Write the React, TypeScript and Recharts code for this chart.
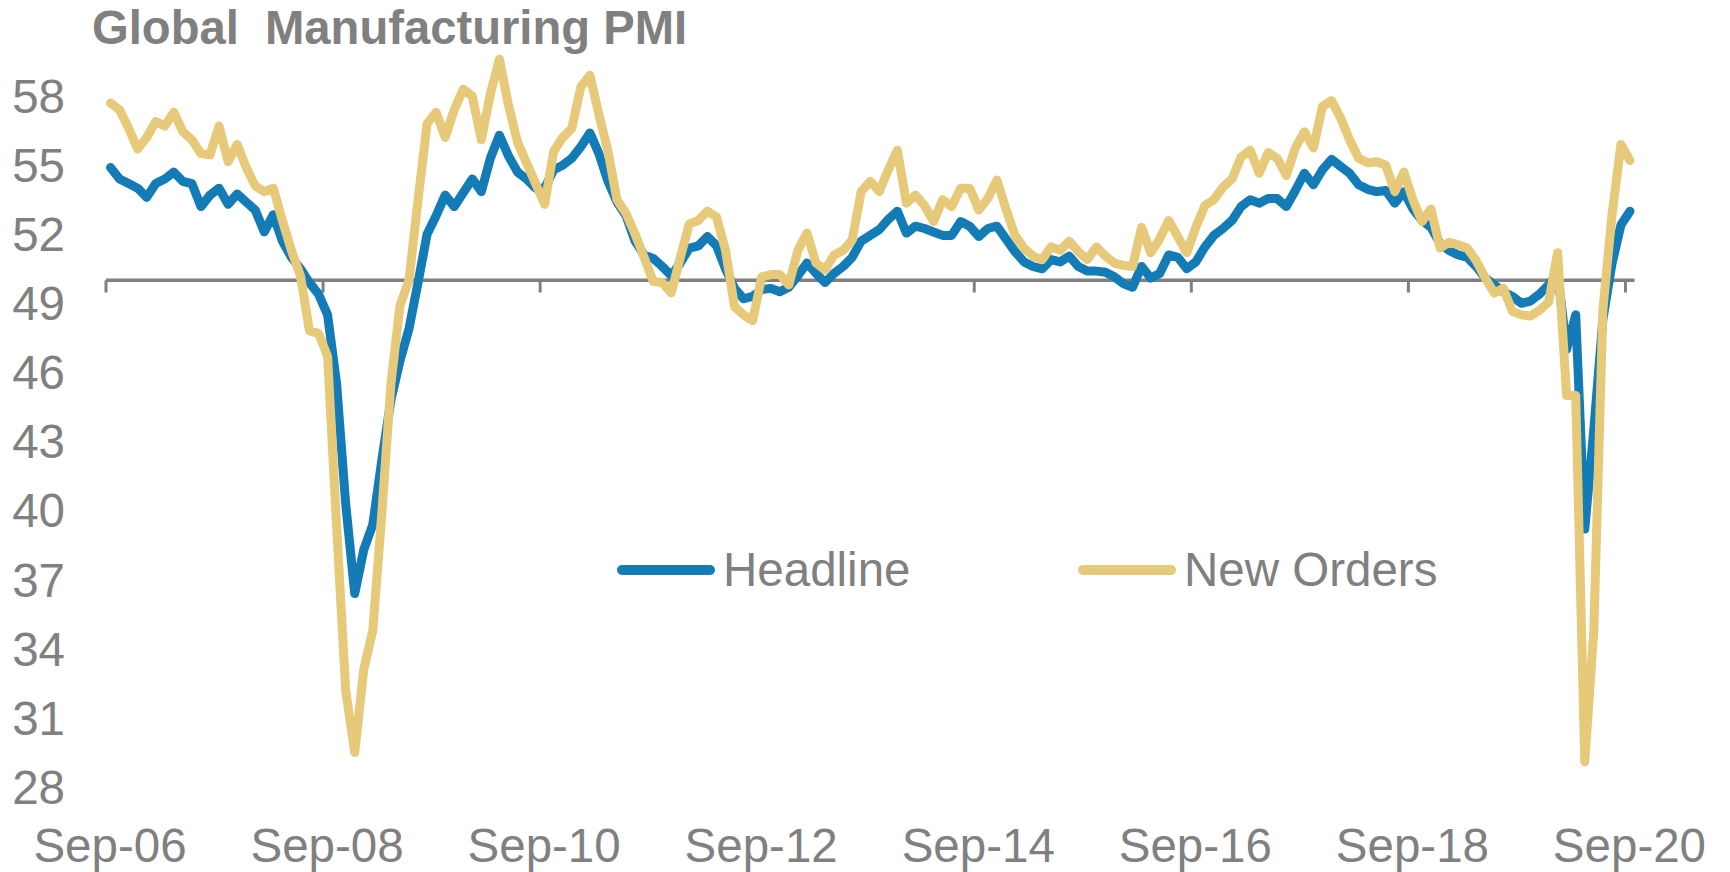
import React from 'react';
import { LineChart, Line, XAxis, YAxis, ReferenceLine, Legend } from 'recharts';

const FONT = '"Liberation Sans", Arial, sans-serif';
const GRAY = '#808080';
const BLUE = '#137BB5';
const GOLD = '#E7C97A';

const title = 'Global  Manufacturing PMI';
const seriesNames = ['Headline', 'New Orders'];
const xTicks = [0, 24, 48, 72, 96, 120, 144, 168];
const xTickLabels = ['Sep-06', 'Sep-08', 'Sep-10', 'Sep-12', 'Sep-14', 'Sep-16', 'Sep-18', 'Sep-20'];
const yTicks = [28, 31, 34, 37, 40, 43, 46, 49, 52, 55, 58];

// Monthly values, Sep-06 .. Sep-20
const headline = [
  54.9, 54.4, 54.2, 54.0, 53.6, 54.2, 54.4, 54.7, 54.3, 54.2,
  53.2, 53.7, 54.0, 53.3, 53.75, 53.4, 53.05, 52.1, 52.85, 51.7,
  51.0, 50.5, 49.9, 49.4, 48.5, 45.5, 40.3, 36.4, 38.3, 39.4,
  42.2, 44.8, 46.5, 47.9, 49.9, 52.0, 52.8, 53.7, 53.2, 53.8,
  54.4, 53.85, 55.3, 56.3, 55.4, 54.7, 54.4, 54.0, 54.0, 54.8,
  55.0, 55.3, 55.8, 56.4, 55.5, 54.3, 53.4, 52.8, 51.7, 51.1,
  50.95, 50.6, 50.2, 50.75, 51.4, 51.5, 51.9, 51.5, 50.5, 49.65,
  49.2, 49.3, 49.6, 49.65, 49.5, 49.7, 50.2, 50.75, 50.3, 49.9,
  50.3, 50.6, 51.0, 51.7, 51.95, 52.2, 52.65, 53.0, 52.05, 52.35,
  52.25, 52.1, 51.95, 51.95, 52.55, 52.35, 51.9, 52.25, 52.35, 51.8,
  51.25, 50.8, 50.6, 50.5, 50.9, 50.8, 51.05, 50.6, 50.4, 50.4,
  50.35, 50.15, 49.85, 49.7, 50.6, 50.1, 50.3, 51.1, 51.0, 50.5,
  50.8, 51.45, 51.95, 52.25, 52.6, 53.2, 53.5, 53.35, 53.55, 53.55,
  53.2, 53.9, 54.65, 54.15, 54.8, 55.25, 54.95, 54.65, 54.15, 53.95,
  53.85, 53.9, 53.35, 53.85, 53.1, 52.6, 52.3, 51.6, 51.3, 51.1,
  51.0, 50.6, 50.1, 49.8, 49.5, 49.3, 49.0, 49.1, 49.4, 49.8,
  50.3, 47.0, 48.5, 39.2, 43.5, 48.3, 50.7, 52.4, 53.0,
];

const newOrders = [
  57.7, 57.4, 56.6, 55.7, 56.2, 56.9, 56.7, 57.3, 56.45, 56.1,
  55.5, 55.45, 56.7, 55.15, 55.9, 54.9, 54.1, 53.85, 54.0, 52.6,
  51.3, 50.2, 47.8, 47.7, 46.7, 39.3, 32.2, 29.5, 33.1, 34.8,
  39.9, 45.5, 48.9, 50.0, 53.5, 56.8, 57.3, 56.2, 57.4, 58.3,
  58.0, 56.1, 58.1, 59.6, 57.6, 56.0, 55.1, 54.2, 53.3, 55.6,
  56.2, 56.6, 58.4, 58.9, 57.2, 55.6, 53.5, 52.9, 52.0, 51.0,
  49.95, 49.9, 49.45, 51.0, 52.45, 52.6, 53.0, 52.75, 51.3, 48.85,
  48.5, 48.25, 50.15, 50.25, 50.25, 49.8, 51.3, 52.05, 50.75, 50.45,
  51.1, 51.3, 51.75, 53.85, 54.3, 53.85, 54.8, 55.65, 53.35, 53.7,
  53.25, 52.55, 53.5, 53.2, 54.0, 54.0, 53.05, 53.55, 54.35, 53.1,
  51.95, 51.4, 51.05, 50.9, 51.45, 51.3, 51.7, 51.25, 50.9, 51.45,
  51.05, 50.75, 50.65, 50.6, 52.3, 51.2, 51.8, 52.6, 51.9, 51.2,
  52.3, 53.25, 53.5, 54.05, 54.4, 55.35, 55.65, 54.65, 55.55, 55.3,
  54.55, 55.75, 56.45, 55.75, 57.55, 57.8, 57.05, 56.1, 55.3, 55.1,
  55.15, 55.0, 53.85, 54.7, 53.5, 52.55, 53.1, 51.4, 51.65, 51.55,
  51.4, 50.85, 50.1, 49.45, 49.65, 48.65, 48.5, 48.45, 48.7, 49.05,
  51.2, 45.0, 45.0, 29.1, 34.8, 48.7, 52.8, 55.9, 55.2,
];

// each month plotted at its middle on a month-based numeric axis
const data = headline.map((h, k) => ({ t: k + 0.5, headline: h, newOrders: newOrders[k] }));

const renderLegend = (props: any) => {
  const payload = props.payload || [];
  const offsets = [9, 470];
  return (
    <div style={{ position: 'relative', width: 800, height: 60, fontFamily: FONT, fontSize: 47.5, color: GRAY }}>
      {payload.map((p: any, i: number) => (
        <div
          key={p.value}
          style={{ position: 'absolute', left: offsets[i], top: 0, height: 60, display: 'flex', alignItems: 'center', whiteSpace: 'nowrap' }}
        >
          <svg width={98} height={16} style={{ display: 'block' }}>
            <line x1={5} x2={93} y1={8} y2={8} stroke={p.color} strokeWidth={10} strokeLinecap="round" />
          </svg>
          <span style={{ marginLeft: 8, lineHeight: '60px' }}>{p.value}</span>
        </div>
      ))}
    </div>
  );
};

export default function App() {
  return (
    <div style={{ position: 'relative', width: 1714, height: 864 }}>
      <div
        style={{
          position: 'absolute',
          left: 84,
          top: -4,
          fontFamily: FONT,
          fontSize: 47.2,
          fontWeight: 'bold',
          color: GRAY,
          whiteSpace: 'pre',
          lineHeight: '47px',
          zIndex: 2,
        }}
      >
        {title}
      </div>
      <LineChart width={1714} height={864} data={data} margin={{ top: 42, right: 87.5, bottom: 0, left: 0 }}>
        <XAxis
          dataKey="t"
          type="number"
          domain={[0, 169]}
          ticks={xTicks}
          interval={0}
          tickFormatter={(v: number) => xTickLabels[xTicks.indexOf(v)]}
          axisLine={false}
          tickLine={false}
          tickSize={0}
          tickMargin={41}
          height={85}
          tick={{ fill: GRAY, fontSize: 47.5, fontFamily: FONT, dx: 4 }}
        />
        <YAxis
          type="number"
          domain={[28, 60]}
          ticks={yTicks}
          interval={0}
          axisLine={false}
          tickLine={false}
          tickSize={0}
          tickMargin={41}
          width={98}
          tick={{ fill: GRAY, fontSize: 47.5, fontFamily: FONT }}
        />
        <ReferenceLine y={50} stroke={GRAY} strokeWidth={3.5} />
        {xTicks.map((t) => (
          <ReferenceLine
            key={t}
            segment={[{ x: t, y: 50 }, { x: t, y: 49.47 }]}
            stroke={GRAY}
            strokeWidth={3}
          />
        ))}
        <Line
          type="linear"
          dataKey="headline"
          name={seriesNames[0]}
          stroke={BLUE}
          strokeWidth={9}
          dot={false}
          activeDot={false}
          strokeLinejoin="round"
          strokeLinecap="round"
          isAnimationActive={false}
        />
        <Line
          type="linear"
          dataKey="newOrders"
          name={seriesNames[1]}
          stroke={GOLD}
          strokeWidth={9}
          dot={false}
          activeDot={false}
          strokeLinejoin="round"
          strokeLinecap="round"
          isAnimationActive={false}
        />
        <Legend
          layout="horizontal"
          verticalAlign="middle"
          align="center"
          content={renderLegend}
          wrapperStyle={{ position: 'absolute', left: 600, top: 532, width: 800, height: 60 }}
        />
      </LineChart>
    </div>
  );
}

•••••

Problem requirements: Except for the pictures, copy the material above exactly.

Solution:
Write the React, TypeScript and Recharts code for this chart.
import React from 'react';
import { LineChart, Line, XAxis, YAxis, ReferenceLine, Legend } from 'recharts';

const FONT = '"Liberation Sans", Arial, sans-serif';
const GRAY = '#808080';
const BLUE = '#137BB5';
const GOLD = '#E7C97A';

const title = 'Global  Manufacturing PMI';
const seriesNames = ['Headline', 'New Orders'];
const xTicks = [0, 24, 48, 72, 96, 120, 144, 168];
const xTickLabels = ['Sep-06', 'Sep-08', 'Sep-10', 'Sep-12', 'Sep-14', 'Sep-16', 'Sep-18', 'Sep-20'];
const yTicks = [28, 31, 34, 37, 40, 43, 46, 49, 52, 55, 58];

// Monthly values, Sep-06 .. Sep-20
const headline = [
  54.9, 54.4, 54.2, 54.0, 53.6, 54.2, 54.4, 54.7, 54.3, 54.2,
  53.2, 53.7, 54.0, 53.3, 53.75, 53.4, 53.05, 52.1, 52.85, 51.7,
  51.0, 50.5, 49.9, 49.4, 48.5, 45.5, 40.3, 36.4, 38.3, 39.4,
  42.2, 44.8, 46.5, 47.9, 49.9, 52.0, 52.8, 53.7, 53.2, 53.8,
  54.4, 53.85, 55.3, 56.3, 55.4, 54.7, 54.4, 54.0, 54.0, 54.8,
  55.0, 55.3, 55.8, 56.4, 55.5, 54.3, 53.4, 52.8, 51.7, 51.1,
  50.95, 50.6, 50.2, 50.75, 51.4, 51.5, 51.9, 51.5, 50.5, 49.65,
  49.2, 49.3, 49.6, 49.65, 49.5, 49.7, 50.2, 50.75, 50.3, 49.9,
  50.3, 50.6, 51.0, 51.7, 51.95, 52.2, 52.65, 53.0, 52.05, 52.35,
  52.25, 52.1, 51.95, 51.95, 52.55, 52.35, 51.9, 52.25, 52.35, 51.8,
  51.25, 50.8, 50.6, 50.5, 50.9, 50.8, 51.05, 50.6, 50.4, 50.4,
  50.35, 50.15, 49.85, 49.7, 50.6, 50.1, 50.3, 51.1, 51.0, 50.5,
  50.8, 51.45, 51.95, 52.25, 52.6, 53.2, 53.5, 53.35, 53.55, 53.55,
  53.2, 53.9, 54.65, 54.15, 54.8, 55.25, 54.95, 54.65, 54.15, 53.95,
  53.85, 53.9, 53.35, 53.85, 53.1, 52.6, 52.3, 51.6, 51.3, 51.1,
  51.0, 50.6, 50.1, 49.8, 49.5, 49.3, 49.0, 49.1, 49.4, 49.8,
  50.3, 47.0, 48.5, 39.2, 43.5, 48.3, 50.7, 52.4, 53.0,
];

const newOrders = [
  57.7, 57.4, 56.6, 55.7, 56.2, 56.9, 56.7, 57.3, 56.45, 56.1,
  55.5, 55.45, 56.7, 55.15, 55.9, 54.9, 54.1, 53.85, 54.0, 52.6,
  51.3, 50.2, 47.8, 47.7, 46.7, 39.3, 32.2, 29.5, 33.1, 34.8,
  39.9, 45.5, 48.9, 50.0, 53.5, 56.8, 57.3, 56.2, 57.4, 58.3,
  58.0, 56.1, 58.1, 59.6, 57.6, 56.0, 55.1, 54.2, 53.3, 55.6,
  56.2, 56.6, 58.4, 58.9, 57.2, 55.6, 53.5, 52.9, 52.0, 51.0,
  49.95, 49.9, 49.45, 51.0, 52.45, 52.6, 53.0, 52.75, 51.3, 48.85,
  48.5, 48.25, 50.15, 50.25, 50.25, 49.8, 51.3, 52.05, 50.75, 50.45,
  51.1, 51.3, 51.75, 53.85, 54.3, 53.85, 54.8, 55.65, 53.35, 53.7,
  53.25, 52.55, 53.5, 53.2, 54.0, 54.0, 53.05, 53.55, 54.35, 53.1,
  51.95, 51.4, 51.05, 50.9, 51.45, 51.3, 51.7, 51.25, 50.9, 51.45,
  51.05, 50.75, 50.65, 50.6, 52.3, 51.2, 51.8, 52.6, 51.9, 51.2,
  52.3, 53.25, 53.5, 54.05, 54.4, 55.35, 55.65, 54.65, 55.55, 55.3,
  54.55, 55.75, 56.45, 55.75, 57.55, 57.8, 57.05, 56.1, 55.3, 55.1,
  55.15, 55.0, 53.85, 54.7, 53.5, 52.55, 53.1, 51.4, 51.65, 51.55,
  51.4, 50.85, 50.1, 49.45, 49.65, 48.65, 48.5, 48.45, 48.7, 49.05,
  51.2, 45.0, 45.0, 29.1, 34.8, 48.7, 52.8, 55.9, 55.2,
];

// each month plotted at its middle on a month-based numeric axis
const data = headline.map((h, k) => ({ t: k + 0.5, headline: h, newOrders: newOrders[k] }));

const renderLegend = (props: any) => {
  const payload = props.payload || [];
  const offsets = [9, 470];
  return (
    <div style={{ position: 'relative', width: 800, height: 60, fontFamily: FONT, fontSize: 47.5, color: GRAY }}>
      {payload.map((p: any, i: number) => (
        <div
          key={p.value}
          style={{ position: 'absolute', left: offsets[i], top: 0, height: 60, display: 'flex', alignItems: 'center', whiteSpace: 'nowrap' }}
        >
          <svg width={98} height={16} style={{ display: 'block' }}>
            <line x1={5} x2={93} y1={8} y2={8} stroke={p.color} strokeWidth={10} strokeLinecap="round" />
          </svg>
          <span style={{ marginLeft: 8, lineHeight: '60px' }}>{p.value}</span>
        </div>
      ))}
    </div>
  );
};

export default function App() {
  return (
    <div style={{ position: 'relative', width: 1714, height: 864 }}>
      <div
        style={{
          position: 'absolute',
          left: 84,
          top: -4,
          fontFamily: FONT,
          fontSize: 47.2,
          fontWeight: 'bold',
          color: GRAY,
          whiteSpace: 'pre',
          lineHeight: '47px',
          zIndex: 2,
        }}
      >
        {title}
      </div>
      <LineChart width={1714} height={864} data={data} margin={{ top: 42, right: 87.5, bottom: 0, left: 0 }}>
        <XAxis
          dataKey="t"
          type="number"
          domain={[0, 169]}
          ticks={xTicks}
          interval={0}
          tickFormatter={(v: number) => xTickLabels[xTicks.indexOf(v)]}
          axisLine={false}
          tickLine={false}
          tickSize={0}
          tickMargin={41}
          height={85}
          tick={{ fill: GRAY, fontSize: 47.5, fontFamily: FONT, dx: 4 }}
        />
        <YAxis
          type="number"
          domain={[28, 60]}
          ticks={yTicks}
          interval={0}
          axisLine={false}
          tickLine={false}
          tickSize={0}
          tickMargin={41}
          width={98}
          tick={{ fill: GRAY, fontSize: 47.5, fontFamily: FONT }}
        />
        <ReferenceLine y={50} stroke={GRAY} strokeWidth={3.5} />
        {xTicks.map((t) => (
          <ReferenceLine
            key={t}
            segment={[{ x: t, y: 50 }, { x: t, y: 49.47 }]}
            stroke={GRAY}
            strokeWidth={3}
          />
        ))}
        <Line
          type="linear"
          dataKey="headline"
          name={seriesNames[0]}
          stroke={BLUE}
          strokeWidth={9}
          dot={false}
          activeDot={false}
          strokeLinejoin="round"
          strokeLinecap="round"
          isAnimationActive={false}
        />
        <Line
          type="linear"
          dataKey="newOrders"
          name={seriesNames[1]}
          stroke={GOLD}
          strokeWidth={9}
          dot={false}
          activeDot={false}
          strokeLinejoin="round"
          strokeLinecap="round"
          isAnimationActive={false}
        />
        <Legend
          layout="horizontal"
          verticalAlign="middle"
          align="center"
          content={renderLegend}
          wrapperStyle={{ position: 'absolute', left: 600, top: 532, width: 800, height: 60 }}
        />
      </LineChart>
    </div>
  );
}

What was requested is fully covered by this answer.